Highlights from the university

"The first highlight I can recall from undergrad was certainly becoming president of Spectrum. I was away from home, and I was being able to live out myself authentically and start to find myself more. People may find themselves in high school, but when you’re LGBT, you have to re-do the whole process. In high school you’re at home and you have to sort of live with a mask on. Being a part of Spectrum was a big undertaking, and I knew at that point I didn’t give myself enough credit for what I was capable of. I attribute a lot of my advocacy successes today to the Montevallo experience.

One of the things that was so wonderful for me playing on gold side [during College Night] was to see how well we all meshed. Especially on production staff, we may have had different beliefs on how things should be done, but it was very considerate. We worked like a smooth oiled machine every year I played gold side. One of the most poignant moments was my first year, and I was late to GV initiation because of some family issues. I came in and they were just finishing up. They were all on stage about to talk through stuff. I said, ‘hey, can I still come in?’ And the leader said, ‘friend, there’s always room for one more gold.’ I know it sounds so cliche, but he really embodied it. He meant that, and I felt that. It was the look in his eye and the way he said it- I was like, ‘man, that’s what gold side is.’ No matter who you are, we want everybody to come and be a part of our group."

Montevallo at its best (and worst)

"Montevallo is at its best when it’s helping others, when it’s being open, when it’s welcoming the stranger. I think that’s something we do really well here. We’re not petty. We’re not going to just look at somebody because they have crazy colors to their hair and not invite them to our churches or our businesses. We have a really good appreciation of the arts- that’s so important. I’ve never seen a municipality that has such good awareness of visual and musical arts and theatrics, and implements that at almost every level in the city. That’s beautiful.

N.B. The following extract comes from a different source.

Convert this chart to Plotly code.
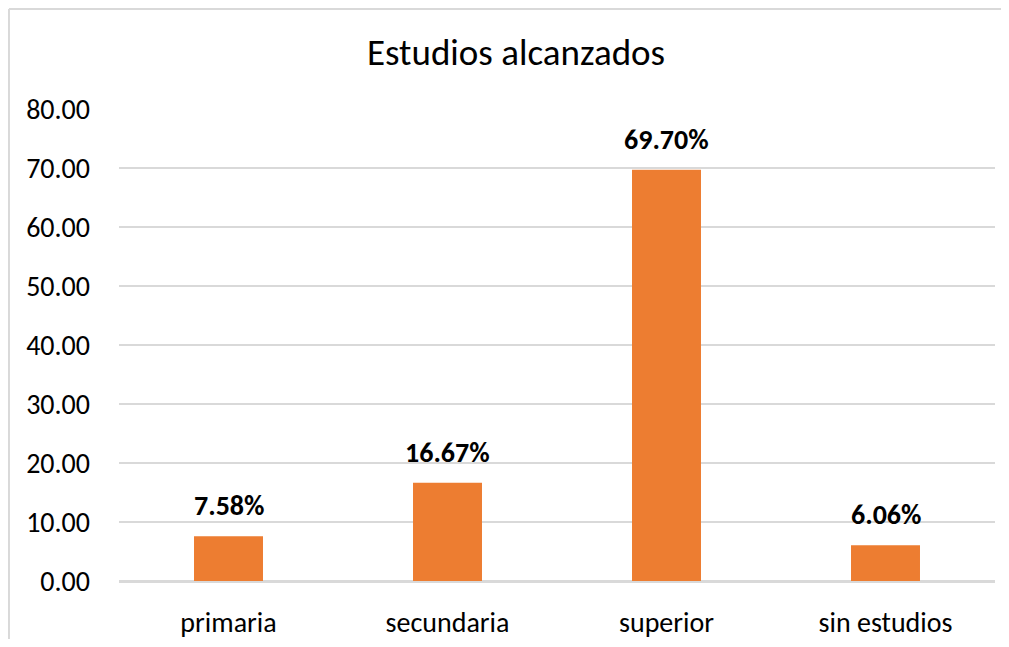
import plotly.graph_objects as go

categories = ["primaria", "secundaria", "superior", "sin estudios"]
values = [7.58, 16.67, 69.70, 6.06]
tick_vals = [0, 10, 20, 30, 40, 50, 60, 70, 80]
tick_text = ["0.00", "10.00", "20.00", "30.00", "40.00", "50.00", "60.00", "70.00", "80.00"]
labels = [f"{v:.2f}%" for v in values]

FONT = "Carlito, Noto Sans, sans-serif"

fig = go.Figure()
fig.add_trace(go.Bar(
    x=categories, y=values,
    marker=dict(color="#ED7D31", line=dict(width=0)),
    width=0.315,
    hoverinfo="skip",
))

for c, v, t in zip(categories, values, labels):
    fig.add_annotation(x=c, y=v, text=f"<b>{t}</b>", showarrow=False,
                       yanchor="bottom", yshift=11,
                       font=dict(family=FONT, size=28, color="#000000"))

# outer chart border (left and top)
fig.add_shape(type="line", xref="paper", yref="paper",
              x0=-0.1256, x1=-0.1256, y0=1.212, y1=-0.2,
              line=dict(color="#D9D9D9", width=2))
fig.add_shape(type="line", xref="paper", yref="paper",
              x0=-0.1256, x1=1.05, y0=1.212, y1=1.212,
              line=dict(color="#D9D9D9", width=2))

fig.update_layout(
    width=993, height=631,
    margin=dict(l=111, r=6, t=101, b=58, autoexpand=False),
    paper_bgcolor="white", plot_bgcolor="white",
    showlegend=False,
    title=dict(text="Estudios alcanzados", x=0.5116, xanchor="center",
               y=0.930, yanchor="middle",
               font=dict(family=FONT, size=37, color="#000000")),
    font=dict(family=FONT, color="#000000"),
)
fig.update_xaxes(
    automargin=False,
    showgrid=False, showline=True, linecolor="#D9D9D9", linewidth=1.5,
    ticks="", tickfont=dict(family=FONT, size=28, color="#000000"),
    ticklabelstandoff=16,
)
fig.update_yaxes(
    automargin=False,
    range=[0, 80], tickvals=tick_vals, ticktext=tick_text,
    showgrid=True, gridcolor="#D9D9D9", gridwidth=1.5,
    zeroline=True, zerolinecolor="#D9D9D9", zerolinewidth=1.5,
    showline=False, ticks="",
    tickfont=dict(family=FONT, size=28, color="#000000"),
    ticklabelstandoff=28,
)

fig.write_html("out.html")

Montevallo is at its worst when we have people in this town that are still being disenfranchised. Sometimes are are not thinking about their neighbor and the concerns of people that are sharing the city with them. That’s evident in some respects; for instance, there are paved sidewalks here and there are not paved sidewalks in the black neighborhood. It’s stuff like that. There are some things that fall through the cracks. My grandmother often says, “sometimes the call of God is so blatant that it’ll slap you in the face, and sometimes you have to dig deep and search or maybe just open your eyes’."

embracing the town

"I would tell students that they need to be willing to test the waters. Extend a hand and say hello the person next to them at the Piggly Wiggly or CVS. Try something different. Go to the Art Walk or the art festival or Orr Park. If you’re thinking about going to a church and you don’t know how they feel, maybe research it. Go talk to someone. The disconnect [between the university and the town] is that a lot of students don’t try to go out and take on all the things that Montevallo has to offer. Students love Montevallo and there are so many traditions we hold dear, but I think we lose a bit of the spark and the whole scope of what Montevallo is by not actually going out and exploring the rest of the city."

Future plans

"It’s a very stark difference [being a graduate student]. I’d actually looked at other master's program- I love Montevallo, but I kind of wanted to branch out. But when I started narrowing it down, it made much sense for me to stay. When you stay here post-undergrad you kind of become what they call a “townie”. Everybody’s like, ‘wait, didn’t he graduate? Why is he still here?’ It is what it is. Graduate school is definitely a lot harder than undergrad- you're doing a lot of reading, you’re doing a lot of work, you’re doing a lot of hands-on stuff in the counseling program. It’s a different world from undergrad. In the future, I see myself finishing the master’s program, working as a counselor, and still being involved in civic work. I think civic duty is so important, and not everyone is called to do civic work, but I feel like I am and I have a really good passion for it. I see myself staying in the South because I like warmer weather, and I don’t think I could ever live in a large city. I’ve been spoiled with how relaxed Montevallo is. Hopefully I’m married one day- one of my dream jobs is to be a dad. I just love kids. There are all the things I’ll carry with me from Montevallo… treating everyone with respect and recognizing everyone is the expert of their own experience. They’re on their own journeys, but we all share a common road. Those are the unifying themes I’ll carry with me from Montevallo."